Они въехали в аул. Завидев больницу, Огарков попросил остановиться.
– Я тихонько. Незачем афишировать свой приезд: кое-кого застать надо врасплох. – Он доверительно похлопал по шевиотовому плечу Курбана, прикрыл за собой дверцу, пошел по аулу, не обращая внимания на овчарку. Курчавая, мощная, она уже миролюбиво растянулась у дороги.
– Ку-ка-ре-ку! – давясь, прохрипел петух, кося пренебрежительным масленым, как блестка икры, глазом из-под малинового царственного гребня. Огарков вздрогнул от этого кукарекания, волнуясь не на шутку. Шаги сами собой стали короче и реже. Подняв голову, он увидел у больничного садика крохотную Наташу. Он оторопел, но сообразил: это же ее дочь!
«Наша дочь! – и остановился… – Какая смышленая мордашка! Моя походка! Моя! – Он вытер щеку, кончиком языка слизнув соленую каплю с губ. Он не плакал никогда. Во всяком случае – с детства. – И что-то мое в лице!.. Наша дочь, моя дочь!» Подбежать, подхватить на руки, поцеловать, увезти! – но не двигался: напугается, не узнает. А как она может узнать? Хмель исчез, таким трезвым Огарков давно не был. «Надо вызвать Наташу, потолковать… – Он в смятении провел по густым волосам, на висках пробитых сединой. Не заметил, как сбил клок на лоб. – Хоть бы, кретин, конфету захватил. – Посмотрел на дочь. – Даже не знаю, как ее зовут!.. Что это у нее! Чехол от ножа! Ничего себе… воспитывает ребенка!» И он, не зная, о чем говорить, подошел, умиленный, растроганный чистотой ребенка, скованный неловкостью. Он не помнил себя таким. И эта умиленность, растроганность, эта режущая неловкость обнадеживали: «Не все, значит, выжгла водка. Ничто человеческое мне не чуждо».
Он видел чудесно пошитое синее платьице, празднично голубеющие два бантика в косичках. Но все не знал, с чего начать.
– Ты кто, девочка?
– Пограничница! – Она поднесла козырьком к глазам чехол и, щурясь («совсем как я!»), посмотрела ему в глаза.
– А это чей чехольчик от ножичка? – спросил он, презирая себя за сюсюканье.

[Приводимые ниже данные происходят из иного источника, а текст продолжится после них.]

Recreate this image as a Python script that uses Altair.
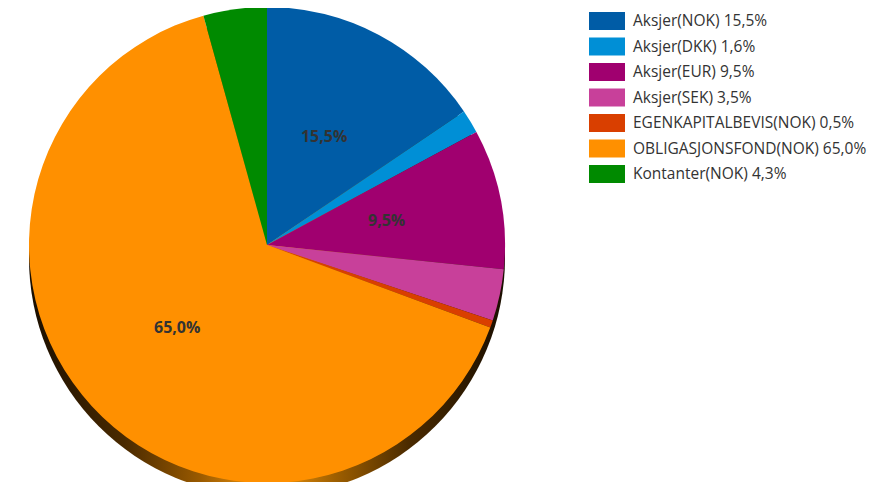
import altair as alt
import pandas as pd

names = ["Aksjer(NOK)", "Aksjer(DKK)", "Aksjer(EUR)", "Aksjer(SEK)",
         "EGENKAPITALBEVIS(NOK)", "OBLIGASJONSFOND(NOK)", "Kontanter(NOK)"]
shares = [15.5, 1.6, 9.5, 3.5, 0.5, 65.0, 4.3]
colors = ["#005ca6", "#008fd6", "#a0006f", "#c8409a", "#d93f00", "#ff9000", "#008a00"]


def fmt(v):
    return f"{v:.1f}".replace(".", ",") + "%"


df = pd.DataFrame({"idx": list(range(len(names))), "name": names, "share": shares})
df["legend"] = [f"{n} {fmt(v)}" for n, v in zip(names, shares)]
df["label"] = [fmt(v) if v >= 5 else "" for v in shares]

# view coordinates (page minus the 8px margin)
CX, CY, R = 259, 237, 238
FONT = "Open Sans"

color_enc = alt.Color("name:N", scale=alt.Scale(domain=names, range=colors), legend=None)
theta_enc = alt.Theta("share:Q", stack=True)

shadow = alt.Chart(pd.DataFrame({"k": [0]})).mark_arc(
    outerRadius=R, theta=0, theta2=6.2832,
    color=alt.LinearGradient(
        gradient="linear", x1=0, x2=1, y1=0, y2=0,
        stops=[
            alt.GradientStop(color="#1a0e00", offset=0),
            alt.GradientStop(color="#4a2a00", offset=0.2),
            alt.GradientStop(color="#9a5a00", offset=0.36),
            alt.GradientStop(color="#f59a10", offset=0.5),
            alt.GradientStop(color="#a06000", offset=0.64),
            alt.GradientStop(color="#4a2a00", offset=0.8),
            alt.GradientStop(color="#1a0e00", offset=1),
        ],
    ),
).encode(x=alt.value(CX), y=alt.value(CY + 13))

base = alt.Chart(df)

pie = base.mark_arc(outerRadius=R).encode(
    theta=theta_enc,
    color=color_enc,
    order=alt.Order("idx:Q"),
    x=alt.value(CX),
    y=alt.value(CY),
)

labels = base.mark_text(
    radius=122, font=FONT, fontSize=16, fontWeight="bold", color="#333333"
).encode(
    theta=theta_enc,
    order=alt.Order("idx:Q"),
    text="label:N",
    x=alt.value(CX),
    y=alt.value(CY),
)

leg_y = alt.Y("idx:Q", scale=alt.Scale(domain=[0, 6], range=[13, 166]), axis=None)

leg_sym = base.mark_point(
    shape="M-1,-0.5H1V0.5H-1Z", size=1296, filled=True, opacity=1, strokeWidth=0
).encode(x=alt.value(599), y=leg_y, color=color_enc)

leg_txt = base.mark_text(
    align="left", baseline="middle", font=FONT, fontSize=15.5, color="#333333"
).encode(x=alt.value(625), y=leg_y, text="legend:N")

chart = alt.layer(shadow, pie, labels, leg_sym, leg_txt).properties(
    width=864, height=474, padding=0, autosize="none"
).configure_view(stroke=None)

chart.save("out.html", embed_options={"renderer": "svg", "actions": False})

– Мой! И нож у меня… знаете… какой! Мне Атахан подарил!
Значит, кто-то есть, если уж ножи дарят! «Нет, не отдам! Моя Наташа!»
– А где твой папа? – И он присел на корточки.
Она посмотрела на блестящие замочки портфеля, опустила чехол.
– Мой папа – герой, он погиб в пустыне!..
Огаркова толкнуло в грудь, он оперся на портфель. Ничего, ничего себе: похоронили. Дожил до собственной кончины и не знал, что давно уже – покойник.
– Кто тебе это сказал?
– Мама.
– А тебя как зовут? – спросил он, словно, узнав имя, получал право на нее, обретал власть, мог повелевать, мог изменить что-то в ее судьбе.
Она молчала. А ему стучало в сердце: «Похоронили. Погиб, герой. Герой, нечего сказать… Нет, выкуси! Жив я! Жив!» Хотелось выкрикнуть это, но сознавал, что ничего глупее придумать нельзя. А девочка, дочь, его дочь, доченька, имя которой еще не узнал и которую уже любил, да-да, любил, доченька была рядом. Готов был сейчас же, лишь появится Наташа, упасть на колени и просить прощения.